Le savant constate que le monde existe et s'efforce de comprendre les phénomènes qu'il y
observe; le philosophe se demande comment et pourquoi il existe, il cherche sa cause première et sa fin dernière.
b) Mais cette différence n'est sans doute pas la plus essentielle.
On peut même dire que le philosophe ne s'occupe
guère du monde, au sens ordinaire du mot dans la bouche des savants, c'est-à-dire du monde matériel; du moins le
regarde-t-il avec d'autres yeux.
Considérant les choses en gros, nous dirons, avec BERGSON, que la philosophie a pour objet l'esprit, tandis que la
science tourne autour de la matière.
Sans doute, il est des sciences, les sciences morales, qui étudient l'activité
spirituelle de l'homme.
Mais parmi ces sciences, l'histoire et la sociologie se
contentent des résidus refroidis de cette activité: monuments, institutions,
correspondance, etc.; elles étudient l'homme comme un objet.
Au contraire, la
psychologie classique, celle qui reste étroitement liée à la métaphysique, l'étudié
comme un sujet; elle procède par des méthodes qui ne sont possibles que dans
l'étude de l'esprit : la méthode introspective et la méthode réflexive.

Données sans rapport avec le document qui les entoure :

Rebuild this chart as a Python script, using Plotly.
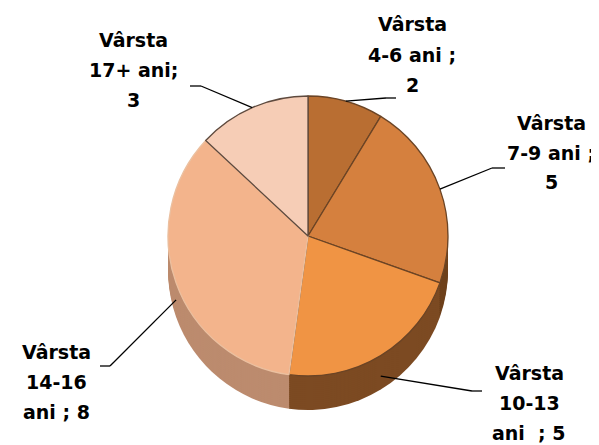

Il faut bien reconnaître aussi que la métaphysique traite de la matière dont elle
discute l'existence et la nature.
Mais elle n'en traite pas comme le physicien qui
n'éprouve aucune difficulté, à la réduire à des principes matériels.
Pour le
philosophe, au contraire, le type de l'existence est celle de l'esprit et c'est sous
forme de pensée de l'esprit que nous connaissons l'existence des réalités qui
paraissent le plus étrangères à l'esprit.
Aussi cherche-t-il jusque dans la matière
le principe spirituel qui la rend pensable.
Ainsi, jusque dans les chapitres qui
semblent le plus rapprochés de la physique, la philosophie reste la science de
l'esprit.
Une des caractéristiques de l'esprit et de toute réalité dans la mesure où elle
participe à l'esprit, est la liberté qui consiste dans le pouvoir de' choisir le bien
perçu par l'intelligence et le bien de l'intelligence elle-même qui est le vrai.
En
Dieu, esprit que rien ne limite, cette liberté est parfaite : Dieu se porte
nécessairement vers le vrai et vers le bien.
L'homme n'est pas un esprit parfait, et il est sujet à l'erreur.
Il n'est
même pas un pur esprit : corps en même temps qu'esprit, il peut se détourner du bien que lui montre son intelligence
et s'abandonner à l'attrait du plaisir; pour lui, la liberté devient la faculté de choisir entre le bien et le mal.
De là deux parties importantes de la philosophie qui ont pour but de diriger l'homme dans la recherche du vrai et.